As the AST classes are views onto the original input text, the names and values of properties are string views onto the original text, including any line continuation / leading blank combinations. In addition, escaped characters are in their escaped form.

In order to obtain final name and value text, the ValueProperty AST class has getName and getValue methods, and the CompositeProperty AST class has a getName method. These methods will process name and value text into the final form.

Grammar

Notation

The following notation is used in the grammar.

Symbol Meaning
= definition of rule
() grouping for precedence creation
* zero or more repetitions
+ one or more repetitions
? optional
| choice separator
(^ .. | ..) any except the content choice
"text" literal string in terminal
// .. comment

The choice separator has lowest notation precedence. All other notational entities have equal precedence.

Whitespace

A "\" character placed at the end of a line indicates line continuation. All non-escaped blanks (space/tab) occurring at the start of a line are semantically removed from property names/values that are broken up by line continuation. This is not represented in the grammar and thus occurs after parsing.

Explicit non-terminals

// Explicit non-terminals are the produced AST nodes.

S               = Properties

Properties      = Property*

Property        = Blank* (ValueProperty | ComplexProperty | Include | Comment)
                  (LineBreak | LineBreak? EndOfFile)

ValueProperty   = Key (Assignment Value?)?
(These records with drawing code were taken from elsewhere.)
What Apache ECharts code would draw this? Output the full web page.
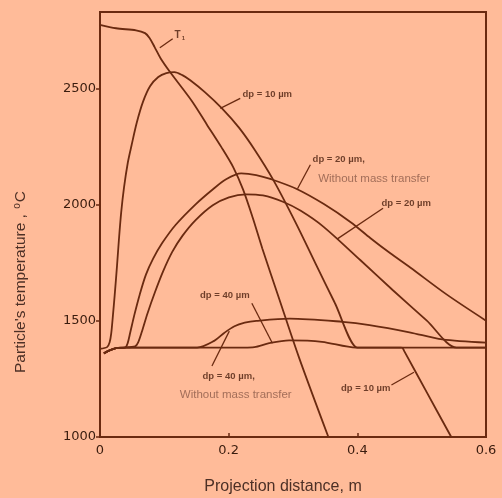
<!DOCTYPE html>
<html><head><meta charset="utf-8">
<script src="https://cdn.jsdelivr.net/npm/echarts@6/dist/echarts.min.js"></script>
<style>html,body{margin:0;padding:0;background:#FFBB99;}#c{width:502px;height:498px;}</style>
</head><body><div id="c"></div>
<script>
// ---- axis ticks ----
const xTicks = [0, 0.2, 0.4, 0.6];
const yTicks = [1000, 1500, 2000, 2500];

// ---- curves: [projection distance (m), temperature (°C)] ----
const gasTemp = [[0,2775],[0.025,2760],[0.056,2751],[0.07,2739],[0.077,2718],[0.0849,2679],[0.0941,2631],[0.108,2575],[0.143,2446],[0.166,2346],[0.1889,2247],[0.2072,2161],[0.2223,2066],[0.2373,1945],[0.2523,1812],[0.2794,1588],[0.3094,1342],[0.355,1000]];
const dp10 = [[0,1380],[0.011,1387],[0.015,1408],[0.0175,1447],[0.0201,1524],[0.0228,1610],[0.0265,1739],[0.0293,1846],[0.0329,1966],[0.0373,2074],[0.0432,2181],[0.0489,2254],[0.0571,2353],[0.0668,2443],[0.078,2511],[0.0906,2550],[0.1031,2567],[0.1156,2571],[0.128,2558],[0.1403,2536],[0.1634,2484],[0.1896,2415],[0.2157,2333],[0.2401,2238],[0.2691,2108],[0.3041,1923],[0.3345,1750],[0.3649,1578],[0.4,1385],[0.404,1385],[0.4675,1385],[0.47,1384],[0.4725,1372],[0.508,1192],[0.546,1000]];
const dp20NoMT = [[0.006,1360],[0.014,1372],[0.025,1383],[0.039,1385],[0.0429,1403],[0.047,1450],[0.0536,1528],[0.0617,1613],[0.0714,1699],[0.0826,1768],[0.0969,1836],[0.1174,1913],[0.149,2003],[0.1756,2067],[0.196,2110],[0.2195,2135],[0.2428,2128],[0.266,2110],[0.305,2069],[0.348,2003],[0.3897,1925],[0.4205,1856],[0.4513,1791],[0.4822,1730],[0.5392,1613],[0.6,1501]];
const dp20 = [[0.006,1360],[0.014,1372],[0.025,1383],[0.0359,1385],[0.0546,1390],[0.0593,1407],[0.0657,1459],[0.0738,1532],[0.0851,1621],[0.0979,1712],[0.1123,1797],[0.1281,1866],[0.1486,1934],[0.1753,1998],[0.2004,2032],[0.2269,2045],[0.2533,2040],[0.2843,2013],[0.3121,1974],[0.3476,1905],[0.4045,1762],[0.4553,1632],[0.5076,1502],[0.554,1385],[0.56,1385],[0.6,1385]];
const dp40NoMT = [[0.006,1360],[0.014,1372],[0.025,1383],[0.04,1385],[0.151,1385],[0.1775,1414],[0.193,1448],[0.209,1477],[0.225,1492],[0.243,1500],[0.295,1510],[0.377,1496],[0.419,1482],[0.481,1451],[0.532,1420],[0.6,1406]];
const dp40 = [[0.006,1360],[0.014,1372],[0.025,1383],[0.04,1385],[0.224,1385],[0.24,1387],[0.263,1404],[0.294,1416],[0.345,1410],[0.398,1385],[0.6,1385]];

// ---- annotations: text, anchor (data coords), leader line (data coords) ----
const annText = ['T{s|1}', 'dp = 10 µm', 'dp = 20 µm,', 'Without mass transfer', 'dp = 20 µm', 'dp = 40 µm', 'dp = 40 µm,', 'Without mass transfer', 'dp = 10 µm'];
const annKind = ['t', 'b', 'b', 'g', 'b', 'b', 'b', 'g', 'b'];
const annAt = [[0.124,2728],[0.26,2474],[0.371,2197],[0.426,2113],[0.476,2006],[0.194,1611],[0.2,1259],[0.211,1181],[0.413,1208]];
const leaders = [
  [[0.093,2676],[0.113,2715]],
  [[0.187,2415],[0.218,2458]],
  [[0.307,2069],[0.327,2172]],
  [[0.369,1853],[0.44,1985]],
  [[0.236,1576],[0.268,1404]],
  [[0.174,1306],[0.201,1456]],
  [[0.453,1224],[0.488,1279]]
];

const INK = '#6a2a10';
const chart = echarts.init(document.getElementById('c'), null, {renderer: 'canvas'});

const curveSeries = [gasTemp, dp10, dp20NoMT, dp20, dp40NoMT, dp40].map(d => ({
  type: 'line', data: d, showSymbol: false, smooth: 0.3,
  lineStyle: {color: INK, width: 1.8}, silent: true, z: 3
}));
const leaderSeries = leaders.map(d => ({
  type: 'line', data: d, showSymbol: false,
  lineStyle: {color: INK, width: 1.3}, silent: true, z: 3
}));
const styleFor = {
  b: {fontFamily: 'Liberation Sans', fontWeight: 'bold', fontSize: 9.5, color: '#4a1e0c'},
  g: {fontFamily: 'Liberation Sans', fontSize: 11.5, color: '#8b5a48'},
  t: {fontFamily: 'Liberation Sans', fontWeight: 'bold', fontSize: 10, color: '#4a1e0c',
      rich: {s: {fontFamily: 'Liberation Sans', fontWeight: 'bold', fontSize: 6, color: '#4a1e0c', padding: [6, 0, 0, 1]}}}
};
const textSeries = {
  type: 'scatter', symbolSize: 0, silent: true, z: 5,
  data: annAt.map((p, i) => ({
    value: p,
    label: Object.assign({show: true, position: 'inside', formatter: annText[i]}, styleFor[annKind[i]])
  }))
};

chart.setOption({
  animation: false,
  backgroundColor: '#FFBB99',
  grid: {left: 100, right: 16, top: 12, bottom: 61, show: true, borderColor: INK, borderWidth: 2, backgroundColor: 'transparent'},
  xAxis: {
    type: 'value', min: 0, max: 0.6, interval: 0.2,
    axisLine: {lineStyle: {color: INK, width: 2}},
    axisTick: {inside: true, length: 4, customValues: xTicks, lineStyle: {color: INK, width: 1.5}},
    axisLabel: {customValues: xTicks, margin: 7, fontFamily: 'DejaVu Sans', fontSize: 13, color: '#3a1c0e',
      formatter: v => v === 0 ? '0' : v.toFixed(1)},
    splitLine: {show: false}
  },
  yAxis: {
    type: 'value', min: 1000, max: 2830, interval: 500,
    axisLine: {show: true, lineStyle: {color: INK, width: 2}},
    axisTick: {show: true, inside: false, length: 4, customValues: yTicks, lineStyle: {color: INK, width: 1.5}},
    axisLabel: {customValues: yTicks, margin: 4, fontFamily: 'DejaVu Sans', fontSize: 13, color: '#3a1c0e',
      formatter: v => (v % 500 === 0 ? String(v) : '')},
    splitLine: {show: false}
  },
  graphic: [
    {type: 'text', x: 283, y: 487, style: {text: 'Projection distance, m', fontFamily: 'Liberation Sans', fontSize: 16, fill: '#4d3026', align: 'center', verticalAlign: 'middle'}},
    {type: 'text', x: 21, y: 282, rotation: Math.PI / 2,
     style: {text: "Particle's temperature , {s|o}C", fontFamily: 'Liberation Sans', fontSize: 15.5, fill: '#4d3026', align: 'center', verticalAlign: 'middle',
       rich: {s: {fontFamily: 'Liberation Sans', fontSize: 10, fill: '#4d3026', padding: [0, 1, 8, 1]}}}}
  ],
  series: curveSeries.concat(leaderSeries, [textSeries])
});
</script></body></html>
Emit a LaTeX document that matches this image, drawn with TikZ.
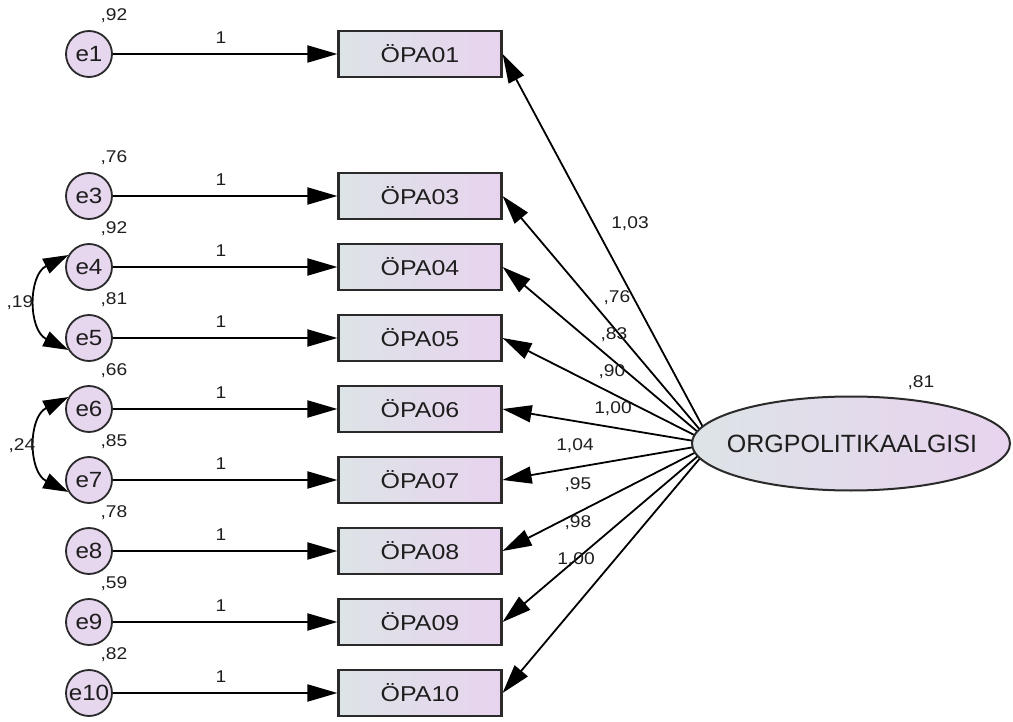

ComplexProperty = Key Assignment OpenCurly LineBreak Property* CloseCurly

Include         = Arobase
                  ( OpenCurly | CloseCurly | Arobase     | Colon | Equals
                  | Blank     | Hash       | Exclamation | Text  | BackSlash )+

Comment         = (Hash | Exclamation)
                  ( OpenCurly | CloseCurly | Arobase     | Colon | Equals
                  | Blank     | Hash       | Exclamation | Text  | BackSlash )*

Implicit non-terminals

// Implicit non-terminals are assimilated into produced AST nodes.

Assignment      = ((Blank? (Equals | Colon) Blank?) | Blank)

Key             = KeyStart KeyCont

KeyStart        = Text           | EscapedOpenCurly | EscapedCloseCurly
                | EscapedArobase | EscapedColon     | EscapedEquals
                | EscapedHash    | EscapedExcl      | EscapedBackSlash
                | EscapedBlank   | EscapedChar      | (LineCont KeyCont)

KeyCont         = ( Text           | EscapedOpenCurly | EscapedCloseCurly
                  | EscapedArobase | EscapedColon     | EscapedEquals
                  | EscapedHash    | EscapedExcl      | EscapedBackSlash
                  | EscapedBlank   | EscapedChar      | Hash
                  | Exclamation    | (LineCont KeyCont)
                  )*

Value           = ValueStart ValueCont

ValueStart      = Text           | EscapedOpenCurly | EscapedCloseCurly
                | EscapedArobase | EscapedColon     | EscapedEquals
                | EscapedHash    | EscapedExcl      | EscapedBackSlash
                | EscapedBlank   | EscapedChar      | Hash
                | Exclamation    | CloseCurly       | Colon
                | Equals         | Blank            | (LineCont ValueCont)

ValueCont       = ( Text           | EscapedOpenCurly | EscapedCloseCurly
                  | EscapedArobase | EscapedColon     | EscapedEquals
                  | EscapedHash    | EscapedExcl      | EscapedBackSlash
                  | EscapedBlank   | EscapedChar      | Hash
                  | Exclamation    | CloseCurly       | Colon
                  | Equals         | Blank            | OpenCurly
                  | (LineCont ValueCont)
                  )*

LineCont        = EscapedLineBreak Blank*

Terminals

// The terminal strings in the definitions use \t, \r, \n, and \\
// placeholders in regular expressions (purple strings) to denote
// tab, carriage return, line feed, and BackSlash characters.

OpenCurly         = {
CloseCurly        = }
Arobase           = @
Colon             = :
Equals            = =
Blank             = space | \t
LineBreak         = \r\n|\n\r|\n|\r
Hash              = #
Exclamation       = !
EndOfFile         = no further input available
Text              = [^{}@:= \t\r\n#!\\]+
BackSlash         = \

EscapedOpenCurly  = \{
EscapedCloseCurly = \}
EscapedArobase    = \@
EscapedColon      = \:
EscapedEquals     = \=
EscapedHash       = \#
EscapedExcl       = \!
EscapedBackSlash  = \\
EscapedBlank      = \  | \\\t
EscapedChar       = \\[^{}:=#!\\ \t\r\n]
EscapedLineBreak  = \\(\r\n|\n\r|\r|\n)